Come sottolinea Franco Pulcini (il maggiore studioso italiano di Janacek) la scrittura orchestrale è un magico equilibrio tra il melodismo nostalgico slavo e il sinfonismo pagano di Richard Strauss, con influenze di Debussy (del quale Janacek conosceva bene sia “La Mer” sia “Pelléas” ) sull’orchestrazione. Massimo Mila ha parlato di “un ininterrotto mormorio della foresta”, inafferrabile e inclassificabile, nutrito di ingredienti anche diversi da quelli del sinfonismo di Strauss, e provvisto di temi di assoluta originalità, nonché di delicatezza impressionistica e di calligrafismo sonoro da “Ravel campagnolo”. Ancora più interessante la scrittura vocale in cui note e parole si plasmano a vicenda le une sulle altre. Un equilibrio che si può afferrare, con l’ausilio dei sovrattitoli, unicamente se, come a Firenze, lo spettacolo è in lingua originale. Laurent Pelly ci aveva deluso con la “Traviata” ambientata interamente in un cimitero parigino vista al Regio di Torino in provenienza dal Festival di Santa Fe. La sua regia e i suoi favolosi costumi (le scene sono di Barbara de Limburg Stirum) ci mostrano squarci di bosco e di villaggio in un’atmosfera tra il realistico e il poetico, ossia una lettura “visionaria” nel significato letterale del termine. Un “visionario” curatissimo e sempre molto elegante.

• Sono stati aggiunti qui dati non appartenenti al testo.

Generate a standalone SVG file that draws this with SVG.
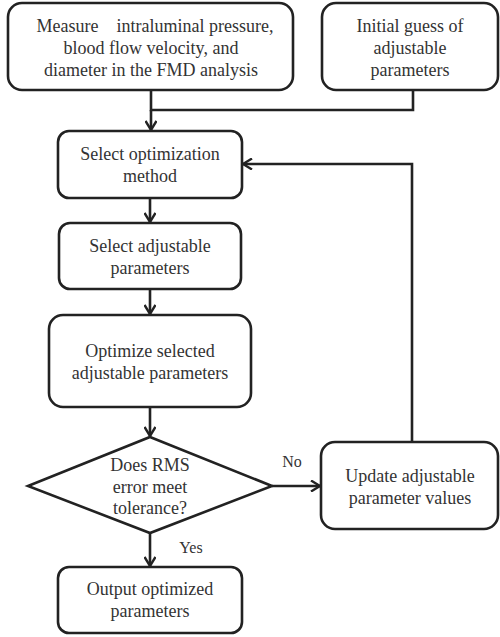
<svg xmlns="http://www.w3.org/2000/svg" width="500" height="637" viewBox="0 0 500 637">
<defs>
<marker id="ah" viewBox="0 0 12 12" refX="11" refY="6" markerWidth="12" markerHeight="12" markerUnits="userSpaceOnUse" orient="auto">
<path d="M2,0.5 L11,6 L2,11.5" fill="none" stroke="#222" stroke-width="2.4"/>
</marker>
</defs>
<rect width="500" height="637" fill="#fff"/>
<g id="connectors" fill="none" stroke="#222" stroke-width="2.6">
<path d="M151,90 V110 H413 V90"/>
<path d="M151,110 V130" marker-end="url(#ah)"/>
<path d="M150,198 V222" marker-end="url(#ah)"/>
<path d="M150,289 V314" marker-end="url(#ah)"/>
<path d="M150,407 V436" marker-end="url(#ah)"/>
<path d="M272,486 H320" marker-end="url(#ah)"/>
<path d="M150,533 V566" marker-end="url(#ah)"/>
<path d="M412,442 V164 H243" marker-end="url(#ah)"/>
</g>
<g id="labels" font-family="Liberation Serif" font-size="16" fill="#333" text-anchor="middle">
<text x="292" y="467">No</text>
<text x="191" y="553">Yes</text>
</g>
<g id="measure" font-family="Liberation Serif" font-size="18" fill="#333" text-anchor="middle">
<rect x="8" y="3" width="285" height="87" rx="14" fill="#fff" stroke="#222" stroke-width="2.6"/>
<text x="155" y="32" xml:space="preserve">Measure    intraluminal pressure,</text>
<text x="151" y="54">blood flow velocity, and</text>
<text x="151" y="76">diameter in the FMD analysis</text>
</g>
<g id="initial" font-family="Liberation Serif" font-size="18" fill="#333" text-anchor="middle">
<rect x="322" y="3" width="176" height="87" rx="14" fill="#fff" stroke="#222" stroke-width="2.6"/>
<text x="410" y="32">Initial guess of</text>
<text x="410" y="54">adjustable</text>
<text x="410" y="76">parameters</text>
</g>
<g id="method" font-family="Liberation Serif" font-size="18" fill="#333" text-anchor="middle">
<rect x="58" y="131" width="184" height="67" rx="11" fill="#fff" stroke="#222" stroke-width="2.6"/>
<text x="150" y="160">Select optimization</text>
<text x="150" y="182">method</text>
</g>
<g id="select" font-family="Liberation Serif" font-size="18" fill="#333" text-anchor="middle">
<rect x="59" y="223" width="182" height="66" rx="11" fill="#fff" stroke="#222" stroke-width="2.6"/>
<text x="150" y="252">Select adjustable</text>
<text x="150" y="274">parameters</text>
</g>
<g id="optimize" font-family="Liberation Serif" font-size="18" fill="#333" text-anchor="middle">
<rect x="49" y="315" width="202" height="92" rx="14" fill="#fff" stroke="#222" stroke-width="2.6"/>
<text x="150" y="357">Optimize selected</text>
<text x="150" y="379">adjustable parameters</text>
</g>
<g id="decision" font-family="Liberation Serif" font-size="18" fill="#333" text-anchor="middle">
<polygon points="150,437 272,486 150,533 28,486" fill="#fff" stroke="#222" stroke-width="2.6"/>
<text x="150" y="471">Does RMS</text>
<text x="150" y="493">error meet</text>
<text x="150" y="514">tolerance?</text>
</g>
<g id="update" font-family="Liberation Serif" font-size="18" fill="#333" text-anchor="middle">
<rect x="321" y="442" width="177" height="87" rx="14" fill="#fff" stroke="#222" stroke-width="2.6"/>
<text x="410" y="482">Update adjustable</text>
<text x="410" y="504">parameter values</text>
</g>
<g id="output" font-family="Liberation Serif" font-size="18" fill="#333" text-anchor="middle">
<rect x="58" y="567" width="184" height="66" rx="11" fill="#fff" stroke="#222" stroke-width="2.6"/>
<text x="150" y="595">Output optimized</text>
<text x="150" y="617">parameters</text>
</g>
</svg>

Il direttore Seiji Ozawa concerta con maestria l’orchestra del Maggio Musicale. Ha 75 anni e percepisce “La Piccola Volpe Astuta” così come, a 70 anni, la sentiva Janacek. Il quale richiese che il finale dell’opera, l’eterna rigenerazione della natura, venisse eseguito alle sue esequie in luogo della consueta marcia funebre. Bravissimi i 13 solisti (molti in più di un ruolo), il coro di voci bianche, i ballerini e i mimi dell’affollatissimo bosco. Su tutti emergono la protagonista, Isabel Bayrakdarian e il guardiacaccia, Quinn Kelsey a cui Janacek affida, alla fine dell’opera, le proprie riflessioni sulle vecchiaia.